Write out the data again exactly, skipping every picture.

==========

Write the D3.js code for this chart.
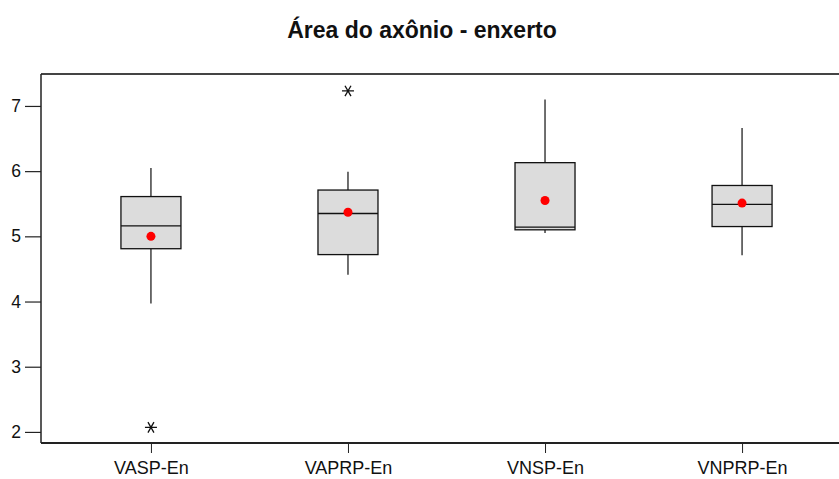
<!DOCTYPE html>
<html><head><meta charset="utf-8">
<script src="https://cdn.jsdelivr.net/npm/d3@7"></script>
<style>body{margin:0;background:#fff}svg{display:block;font-family:"Liberation Sans",Arial,sans-serif}</style>
</head><body><svg id="c" width="839" height="479"></svg>
<script>
const categories = ["VASP-En","VAPRP-En","VNSP-En","VNPRP-En"];
const whiskerLow  = [3.97, 4.41, 5.05, 4.71];
const q1          = [4.81, 4.72, 5.10, 5.15];
const median      = [5.16, 5.35, 5.14, 5.49];
const q3          = [5.61, 5.71, 6.13, 5.78];
const whiskerHigh = [6.05, 5.99, 7.10, 6.66];
const means       = [5.00, 5.37, 5.55, 5.51];
const outliers    = [[2.07], [7.23], [], []];
const yTicks      = [2,3,4,5,6,7];
const title = "Área do axônio - enxerto";

const svg = d3.select("#c");
const mLeft = 41, mTop = 74, mBottom = 443, mRight = 852;
const y = d3.scaleLinear().domain([1.83, 7.49]).range([mBottom, mTop]);
const x = d3.scalePoint().domain(categories).range([mLeft, mRight]).padding(0.558);
const boxW = 60;
const FONT = "Liberation Sans, Arial, sans-serif";

svg.append("text").attr("x", 422).attr("y", 38).attr("text-anchor","middle")
  .attr("font-size", 23).attr("font-weight","bold").attr("font-family",FONT).attr("fill","#111").text(title);

// frame
svg.append("line").attr("x1",mLeft).attr("x2",839).attr("y1",mTop).attr("y2",mTop).attr("stroke","#444").attr("stroke-width",2);
svg.append("line").attr("x1",mLeft).attr("x2",839).attr("y1",mBottom).attr("y2",mBottom).attr("stroke","#222").attr("stroke-width",2);
svg.append("line").attr("x1",mLeft).attr("x2",mLeft).attr("y1",mTop).attr("y2",mBottom).attr("stroke","#222").attr("stroke-width",1.5);

// y axis
const ya = svg.append("g").attr("transform",`translate(${mLeft},0)`)
  .call(d3.axisLeft(y).tickValues(yTicks).tickSize(16).tickPadding(4).tickFormat(d3.format("d")));
ya.select(".domain").remove();
ya.selectAll("line").attr("stroke","#222").attr("stroke-width",1.2);
ya.selectAll("text").attr("font-size",17.5).attr("fill","#111").attr("font-family",FONT);

// x axis
const xa = svg.append("g").attr("transform",`translate(0,${mBottom})`)
  .call(d3.axisBottom(x).tickSize(10).tickPadding(8));
xa.select(".domain").remove();
xa.selectAll("line").attr("stroke","#222").attr("stroke-width",1);
xa.selectAll("text").attr("font-size",18).attr("fill","#111").attr("font-family",FONT);

const ast = "M-6,0L6,0M-3,-5.2L3,5.2M3,-5.2L-3,5.2";
categories.forEach((c,i)=>{
  const cx = x(c);
  const g = svg.append("g");
  g.append("line").attr("x1",cx).attr("x2",cx).attr("y1",y(whiskerHigh[i])).attr("y2",y(q3[i])).attr("stroke","#222").attr("stroke-width",1.3);
  g.append("line").attr("x1",cx).attr("x2",cx).attr("y1",y(q1[i])).attr("y2",y(whiskerLow[i])).attr("stroke","#222").attr("stroke-width",1.3);
  g.append("rect").attr("x",cx-boxW/2).attr("width",boxW).attr("y",y(q3[i])).attr("height",y(q1[i])-y(q3[i]))
    .attr("fill","#dcdcdc").attr("stroke","#111").attr("stroke-width",1.3);
  g.append("line").attr("x1",cx-boxW/2).attr("x2",cx+boxW/2).attr("y1",y(median[i])).attr("y2",y(median[i])).attr("stroke","#111").attr("stroke-width",1.3);
  g.append("circle").attr("cx",cx).attr("cy",y(means[i])).attr("r",4.5).attr("fill","#ff0000");
  outliers[i].forEach(v=>{
    g.append("path").attr("d", ast)
      .attr("transform",`translate(${cx},${y(v)})`).attr("stroke","#111").attr("stroke-width",1.3).attr("fill","none");
  });
});
</script></body></html>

==========

• Solution to this task:
Write the D3.js code for this chart.
<!DOCTYPE html>
<html><head><meta charset="utf-8">
<script src="https://cdn.jsdelivr.net/npm/d3@7"></script>
<style>body{margin:0;background:#fff}svg{display:block;font-family:"Liberation Sans",Arial,sans-serif}</style>
</head><body><svg id="c" width="839" height="479"></svg>
<script>
const categories = ["VASP-En","VAPRP-En","VNSP-En","VNPRP-En"];
const whiskerLow  = [3.97, 4.41, 5.05, 4.71];
const q1          = [4.81, 4.72, 5.10, 5.15];
const median      = [5.16, 5.35, 5.14, 5.49];
const q3          = [5.61, 5.71, 6.13, 5.78];
const whiskerHigh = [6.05, 5.99, 7.10, 6.66];
const means       = [5.00, 5.37, 5.55, 5.51];
const outliers    = [[2.07], [7.23], [], []];
const yTicks      = [2,3,4,5,6,7];
const title = "Área do axônio - enxerto";

const svg = d3.select("#c");
const mLeft = 41, mTop = 74, mBottom = 443, mRight = 852;
const y = d3.scaleLinear().domain([1.83, 7.49]).range([mBottom, mTop]);
const x = d3.scalePoint().domain(categories).range([mLeft, mRight]).padding(0.558);
const boxW = 60;
const FONT = "Liberation Sans, Arial, sans-serif";

svg.append("text").attr("x", 422).attr("y", 38).attr("text-anchor","middle")
  .attr("font-size", 23).attr("font-weight","bold").attr("font-family",FONT).attr("fill","#111").text(title);

// frame
svg.append("line").attr("x1",mLeft).attr("x2",839).attr("y1",mTop).attr("y2",mTop).attr("stroke","#444").attr("stroke-width",2);
svg.append("line").attr("x1",mLeft).attr("x2",839).attr("y1",mBottom).attr("y2",mBottom).attr("stroke","#222").attr("stroke-width",2);
svg.append("line").attr("x1",mLeft).attr("x2",mLeft).attr("y1",mTop).attr("y2",mBottom).attr("stroke","#222").attr("stroke-width",1.5);

// y axis
const ya = svg.append("g").attr("transform",`translate(${mLeft},0)`)
  .call(d3.axisLeft(y).tickValues(yTicks).tickSize(16).tickPadding(4).tickFormat(d3.format("d")));
ya.select(".domain").remove();
ya.selectAll("line").attr("stroke","#222").attr("stroke-width",1.2);
ya.selectAll("text").attr("font-size",17.5).attr("fill","#111").attr("font-family",FONT);

// x axis
const xa = svg.append("g").attr("transform",`translate(0,${mBottom})`)
  .call(d3.axisBottom(x).tickSize(10).tickPadding(8));
xa.select(".domain").remove();
xa.selectAll("line").attr("stroke","#222").attr("stroke-width",1);
xa.selectAll("text").attr("font-size",18).attr("fill","#111").attr("font-family",FONT);

const ast = "M-6,0L6,0M-3,-5.2L3,5.2M3,-5.2L-3,5.2";
categories.forEach((c,i)=>{
  const cx = x(c);
  const g = svg.append("g");
  g.append("line").attr("x1",cx).attr("x2",cx).attr("y1",y(whiskerHigh[i])).attr("y2",y(q3[i])).attr("stroke","#222").attr("stroke-width",1.3);
  g.append("line").attr("x1",cx).attr("x2",cx).attr("y1",y(q1[i])).attr("y2",y(whiskerLow[i])).attr("stroke","#222").attr("stroke-width",1.3);
  g.append("rect").attr("x",cx-boxW/2).attr("width",boxW).attr("y",y(q3[i])).attr("height",y(q1[i])-y(q3[i]))
    .attr("fill","#dcdcdc").attr("stroke","#111").attr("stroke-width",1.3);
  g.append("line").attr("x1",cx-boxW/2).attr("x2",cx+boxW/2).attr("y1",y(median[i])).attr("y2",y(median[i])).attr("stroke","#111").attr("stroke-width",1.3);
  g.append("circle").attr("cx",cx).attr("cy",y(means[i])).attr("r",4.5).attr("fill","#ff0000");
  outliers[i].forEach(v=>{
    g.append("path").attr("d", ast)
      .attr("transform",`translate(${cx},${y(v)})`).attr("stroke","#111").attr("stroke-width",1.3).attr("fill","none");
  });
});
</script></body></html>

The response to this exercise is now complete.